To date almost 35,000 civilians have been killed in Iraq.* You can't stand them end to end as the old saying goes because a good number of them are not all there anymore. Have you seen what these so-called improvised explosive devices do to the legs of a child? You wouldn't see it on American television because it just isn't shown. If you have a sateilite you might catch a glimpse of it on Al Jazeera but that has been dismissed as propaganda so you would just flip away to something else.

As Jack and I watched the man and his family drive away from his home, the dead woman's body in the backseat, we had a pretty good idea what a roadside bomb could do to a body. We had a damn good idea what an american grenade could do to an Iraqi woman of about 70 to 75 years of age. In the front of the house we could hear the radio traffic, it was american military signal.
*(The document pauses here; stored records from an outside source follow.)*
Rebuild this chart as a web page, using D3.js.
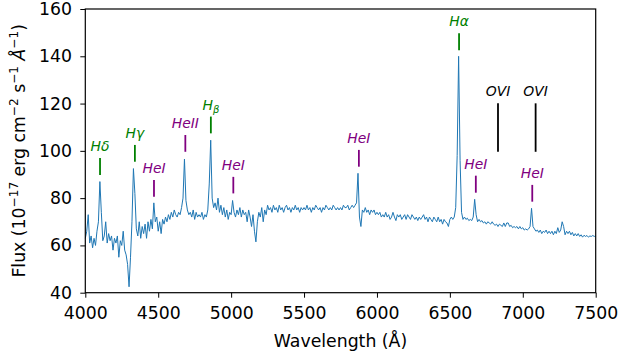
<!DOCTYPE html>
<html>
<head>
<meta charset="utf-8">
<script src="https://cdn.jsdelivr.net/npm/d3@7/dist/d3.min.js"></script>
<style>
  body { margin: 0; background: #fff; }
  svg { display: block; }
</style>
</head>
<body>
<div id="chart"></div>
<script>
// spectrum sampled every 10 A from 4000 A, flux in 1e-17 erg/cm2/s/A
const waveStart = 4000;
const waveStep = 10;
const flux = [
  63, 66, 73, 61, 64, 59, 63, 60, 66, 70,
  87, 74, 62, 64, 70, 61, 65, 62, 64, 58,
  63, 61, 64, 55, 62, 60, 66, 58, 56, 52,
  42.5, 55, 70, 92.5, 82, 67, 64, 70, 63, 68,
  65, 69, 63, 70, 66, 71, 67, 78, 70, 72,
  66, 70, 65, 71, 69, 72, 70, 73, 71, 74,
  72, 75, 73, 72, 74, 73, 76, 80, 96.5, 79,
  75, 73, 74, 72, 75, 71, 74, 72, 73, 72,
  74, 71, 73, 72, 75, 86, 104.5, 80, 76, 78,
  75, 80, 74, 77, 73, 76, 72, 75, 71, 74,
  73, 79, 74, 72, 75, 73, 76, 72, 75, 73,
  74, 70, 75, 72, 68, 73, 66, 61.5, 70, 74,
  72, 76, 70, 75, 73, 77, 75, 76, 74, 77,
  75, 76, 74, 77, 75, 76, 74, 76, 77, 75,
  76, 74, 76, 75, 77, 75, 76, 74, 76, 75,
  76, 75, 77, 75, 76, 74, 76, 75, 77, 76,
  75, 76, 74, 76, 75, 77, 76, 75, 76, 75,
  77, 76, 75, 76, 75, 76, 75, 77, 76, 76,
  77, 75, 76, 77, 76, 77, 78, 90.5, 72, 68,
  75, 74, 76, 74, 75, 73, 75, 74, 75, 73,
  74, 73, 74, 72, 73, 72, 74, 72, 73, 71,
  72, 74, 72, 70.5, 73, 72, 73, 71, 72, 73,
  71, 73, 72, 71, 73, 72, 71, 72, 70.5, 72,
  71, 72, 73, 71, 72, 70, 72, 71, 70, 72,
  71, 70, 72, 70, 71, 69, 71, 70, 69.5, 68,
  71, 72, 71, 72, 76, 98, 140, 96, 74, 71,
  72, 71, 71.5, 70.5, 71, 70.5, 72, 79.5, 73, 70,
  71, 70, 70.5, 69.5, 70, 69, 70, 69.5, 69, 70,
  69, 68.5, 69, 68, 69, 68.5, 68, 69.5, 68, 69.5,
  69.5, 68, 68.5, 67.5, 68, 67.5, 68, 67, 68, 67,
  67.5, 66.5, 67, 66.5, 67, 68, 75.7, 68, 67, 66,
  66.5, 65.5, 66.5, 65, 66, 65.5, 66.5, 65, 66, 65,
  66, 64.5, 66, 65, 67.5, 65.5, 66.5, 70, 68, 64.5,
  66, 65, 66, 64.5, 65.5, 64, 65, 64, 65, 63.8,
  64.5, 63.5, 64.3, 63.8, 64.2, 63.5, 64, 63.8, 64.2, 63.8,
  64
];
const wavelength = flux.map((_, i) => waveStart + i * waveStep);

// identified lines: name, rest wavelength, marker span (flux units), element
const lineNames = ["Hδ", "Hγ", "HeI", "HeII", "H_β", "HeI", "HeI", "Hα", "HeI", "OVI", "OVI", "HeI"];
const lineWave  = [4101, 4340, 4471, 4686, 4861, 5015, 5876, 6563, 6678, 6830, 7088, 7065];
const lineLow   = [89.8, 95.4, 80.6, 99.6, 107.4, 82, 93.3, 142.6, 82.3, 99.6, 99.6, 78.5];
const lineHigh  = [97, 102.5, 87.7, 106.7, 114.5, 89, 100.4, 149.7, 89.5, 120.1, 120.1, 85.6];
const lineKind  = ["H", "H", "He", "He", "H", "He", "He", "H", "He", "O", "O", "He"];

const xTicks = [4000, 4500, 5000, 5500, 6000, 6500, 7000, 7500];
const yTicks = [40, 60, 80, 100, 120, 140, 160];

const width = 622, height = 360;
const margin = { top: 9, right: 26.3, bottom: 67.3, left: 85.3 };
const font = "'DejaVu Sans', sans-serif";
const kindColor = { H: "green", He: "purple", O: "black" };

const svg = d3.select("#chart").append("svg")
  .attr("width", width)
  .attr("height", height);

const x = d3.scaleLinear()
  .domain([4000, 7500])
  .range([margin.left, width - margin.right]);
const y = d3.scaleLinear()
  .domain([40, 160])
  .range([height - margin.bottom, margin.top]);

// spectrum
const line = d3.line()
  .x((d, i) => x(wavelength[i]))
  .y(d => y(d));

svg.append("path")
  .datum(flux)
  .attr("fill", "none")
  .attr("stroke", "#1f77b4")
  .attr("stroke-width", 1)
  .attr("stroke-linejoin", "round")
  .attr("d", line);

// axes
const xAxis = svg.append("g")
  .attr("transform", `translate(0,${height - margin.bottom})`)
  .call(d3.axisBottom(x).tickValues(xTicks).tickFormat(d3.format("d")).tickSize(5).tickPadding(9).tickSizeOuter(0));
const yAxis = svg.append("g")
  .attr("transform", `translate(${margin.left},0)`)
  .call(d3.axisLeft(y).tickValues(yTicks).tickFormat(d3.format("d")).tickSize(5).tickPadding(8.3).tickSizeOuter(0));

[xAxis, yAxis].forEach(g => {
  g.select(".domain").remove();
  g.selectAll(".tick line").attr("stroke", "#000").attr("stroke-width", 1);
  g.selectAll(".tick text")
    .attr("fill", "#000")
    .style("font-family", font)
    .style("font-size", "17.3px");
});

// frame
svg.append("rect")
  .attr("x", margin.left)
  .attr("y", margin.top)
  .attr("width", width - margin.left - margin.right)
  .attr("height", height - margin.top - margin.bottom)
  .attr("fill", "none")
  .attr("stroke", "#000")
  .attr("stroke-width", 1.2);

// line markers + labels
lineNames.forEach((name, i) => {
  const lx = x(lineWave[i]);
  const color = kindColor[lineKind[i]];
  svg.append("line")
    .attr("x1", lx).attr("x2", lx)
    .attr("y1", y(lineLow[i])).attr("y2", y(lineHigh[i]))
    .attr("stroke", color)
    .attr("stroke-width", 1.8);

  const t = svg.append("text")
    .attr("x", lx)
    .attr("y", y(lineHigh[i]) - 7)
    .attr("text-anchor", "middle")
    .attr("fill", color)
    .style("font-family", font)
    .style("font-style", "italic")
    .style("font-size", "13.9px");
  const parts = name.split("_");
  t.append("tspan").text(parts[0]);
  if (parts[1]) {
    t.append("tspan").attr("dy", 3).style("font-size", "10px").text(parts[1]);
  }
});

// axis titles
svg.append("text")
  .attr("x", (margin.left + width - margin.right) / 2)
  .attr("y", 347)
  .attr("text-anchor", "middle")
  .style("font-family", font)
  .style("font-size", "17.3px")
  .text("Wavelength (Å)");

const yl = svg.append("text")
  .attr("transform", `translate(25,${(margin.top + height - margin.bottom) / 2}) rotate(-90)`)
  .attr("text-anchor", "middle")
  .style("font-family", font)
  .style("font-size", "17.3px");

const ylParts = [
  ["Flux (10", 0], ["−17", 1], [" erg cm", 0], ["−2", 1], [" s", 0], ["−1", 1], [" Å", 2], ["−1", 1], [")", 0]
];
let raised = false;
ylParts.forEach(([txt, kind]) => {
  const ts = yl.append("tspan").text(txt);
  if (kind === 1) {
    ts.attr("dy", -7).style("font-size", "12.1px");
    raised = true;
  } else {
    if (raised) ts.attr("dy", 7);
    raised = false;
    if (kind === 2) ts.style("font-style", "italic");
  }
});
</script>
</body>
</html>
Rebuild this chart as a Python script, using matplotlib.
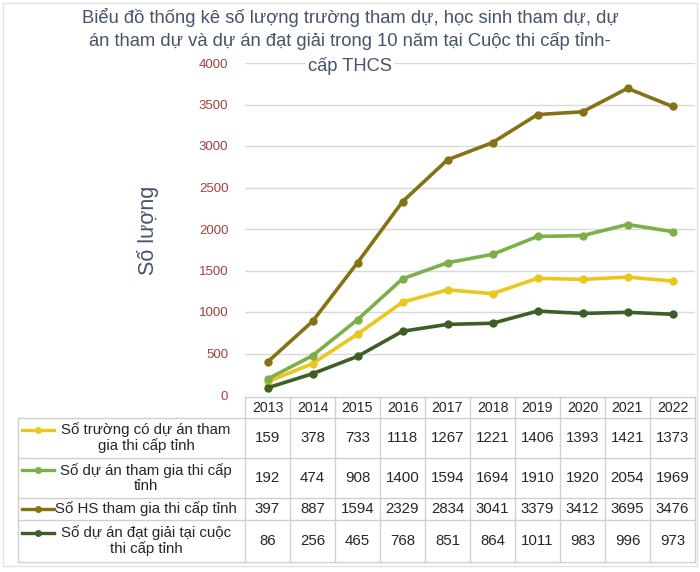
import matplotlib.pyplot as plt

plt.rcParams['font.family'] = ['Liberation Sans', 'DejaVu Sans']

years = ['2013', '2014', '2015', '2016', '2017', '2018', '2019', '2020', '2021', '2022']
so_truong = [159, 378, 733, 1118, 1267, 1221, 1406, 1393, 1421, 1373]
so_du_an = [192, 474, 908, 1400, 1594, 1694, 1910, 1920, 2054, 1969]
so_hoc_sinh = [397, 887, 1594, 2329, 2834, 3041, 3379, 3412, 3695, 3476]
so_dat_giai = [86, 256, 465, 768, 851, 864, 1011, 983, 996, 973]

series_labels = [
    'Số trường có dự án tham\ngia thi cấp tỉnh',
    'Số dự án tham gia thi cấp\ntỉnh',
    'Số HS tham gia thi cấp tỉnh',
    'Số dự án đạt giải tại cuộc\nthi cấp tỉnh',
]
series_values = [so_truong, so_du_an, so_hoc_sinh, so_dat_giai]
series_colors = ['#EBC61E', '#7CAF4A', '#857214', '#3D5E27']

W, H = 700, 572
fig = plt.figure(figsize=(7, 5.72), dpi=100)

# plot area (pixel layout of the original)
left, right, top, bottom = 245, 695, 63, 395
ax = fig.add_axes([left / W, 1 - bottom / H, (right - left) / W, (bottom - top) / H])
x = list(range(len(years)))
for vals, col in zip(series_values, series_colors):
    ax.plot(x, vals, color=col, lw=2.6, marker='o', ms=5, zorder=3)

ax.set_xlim(-0.5, len(years) - 0.5)
ax.set_ylim(0, 4000)
ax.set_yticks(range(0, 4001, 500))
ax.set_xticks([])
ax.tick_params(axis='y', length=0, pad=12, labelsize=9.5, labelcolor='#A3403D')
ax.grid(axis='y', color='#D9D9D9', lw=1)
ax.set_axisbelow(True)
for s in ax.spines.values():
    s.set_visible(False)

fig.text(148 / W, 1 - 230 / H, 'Số lượng', rotation=90, ha='center', va='center',
         fontsize=15.5, color='#44546A')

# title
title_color = '#44546A'
fig.text(0.5, 1 - 8 / H,
         'Biểu đồ thống kê số lượng trường tham dự, học sinh tham dự, dự\n'
         'án tham dự và dự án đạt giải trong 10 năm tại Cuộc thi cấp tỉnh-',
         ha='center', va='top', fontsize=13.2, color=title_color, linespacing=1.38)
fig.text(0.5, 1 - 66 / H, 'cấp THCS', ha='center', va='center', fontsize=13.2,
         color=title_color, bbox=dict(facecolor='white', edgecolor='none', pad=1.5))

# data table drawn underneath
tab = fig.add_axes([0, 0, 1, 1], zorder=-1)
tab.set_xlim(0, W)
tab.set_ylim(H, 0)
tab.axis('off')

grid_c = '#CFCFCF'
col_w = (right - left) / len(years)
label_left = 18
row_edges = [397, 418, 458, 498, 520, 562]

# horizontal lines
tab.plot([left, right], [row_edges[0]] * 2, color=grid_c, lw=1)
for ye in row_edges[1:]:
    tab.plot([label_left, right], [ye, ye], color=grid_c, lw=1)
# vertical lines
tab.plot([label_left, label_left], [row_edges[1], row_edges[-1]], color=grid_c, lw=1)
for i in range(len(years) + 1):
    xe = left + i * col_w
    tab.plot([xe, xe], [row_edges[0], row_edges[-1]], color=grid_c, lw=1)

# header
for i, yr in enumerate(years):
    tab.text(left + (i + 0.5) * col_w, (row_edges[0] + row_edges[1]) / 2, yr,
             ha='center', va='center', fontsize=10.2, color='#262626')

# rows
for r, (lab, vals, col) in enumerate(zip(series_labels, series_values, series_colors)):
    yc = (row_edges[r + 1] + row_edges[r + 2]) / 2
    my = yc - (8 if '\n' in lab else 0)
    tab.plot([22, 54], [my, my], color=col, lw=2.4)
    tab.plot([38], [my], marker='o', ms=4, color=col)
    tab.text(146, yc, lab, ha='center', va='center', fontsize=10.8, color='#262626',
             multialignment='center', linespacing=1.1)
    for i, v in enumerate(vals):
        tab.text(left + (i + 0.5) * col_w, yc, str(v), ha='center', va='center',
                 fontsize=10.8, color='#262626')

# faint outer frame
tab.plot([3, 697, 697, 3, 3], [3, 3, 566, 566, 3], color='#E3E3E3', lw=1)

fig.savefig('out.png', dpi=100)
The nearby camp, the one we had just left, was mopping up a recent attack.

It was just a year before that I had seen a reporter from The Sunday Times get decapitated in Jerusaluem in an attack that didn't officially happen during an official visit by the British government while he was riding in a car that I was almost riding in. Everytime I watched a car drive away without me in it I had horrible feelings, like a waking nightmare where the monster crawls up from under the bed and begins assembling the ropes strand by strand and explaining why he is here to kill me.

My worst fears were soon upon me as Jack and I searched intensely for an escape route out of the situation we had volunteered for. It was a small stretch of houses and there was not alot of room to hide if the security forces came looking for us which they were sure to do. They had "skin in the game" to quote a terribly inept phrase of the last century. As the car made its dusty way along the cratered field it came under fire. Jack saw a hole under the house two doors down we could escape through and was pulling me in that direction but just like when I watched the lady gripping the body of the boy in the street before I was frozen in horror. Jack slapped me twice and kicked me in the leg, shouting, "They're coming through the house, damn it come on!"

As we shriveled our way under the house and into a pathway that led up and into the next house over (a pathway which must have been created to escape what i don't know but it was convenient to us), the security forces came through to where we had been standing and on their radios directed the fire on the car the man and his family were trying to escape in.

Up and into the next house which had been abandoned due to the shelling and bombing, Jack and I ran to the front window and saw american military racing to the front of the house. It would be a few moments before they would organize and attempt to secure the area. It was now or never.

We bolted out of the door and ran into the street and turning the corner we ran into a pack of Iraqi civilians who were just as shocked to see us as we were to see them. A man who must have owned the house we came out of screamed at us in English for leaving the door open, "They will tear the place apart, asshole!"

We had to reach a vantage point to keep in view of what was going on but not so close as to remain in the line of fire or identification. In the streets of Iraq this is almost as impossible as in the jungles of Thailand or Laos when you are two american journalists sprayed with blood and shaking in fear.

- Chris Mansel

* Editor's note: Estimates of the Iraqi death toll vary widely. The UN gave an estimate of 35,000 civilians in 2006. The best estimate, without regard to civilian status, is that of the Johns Hopkins study at more than 600,000.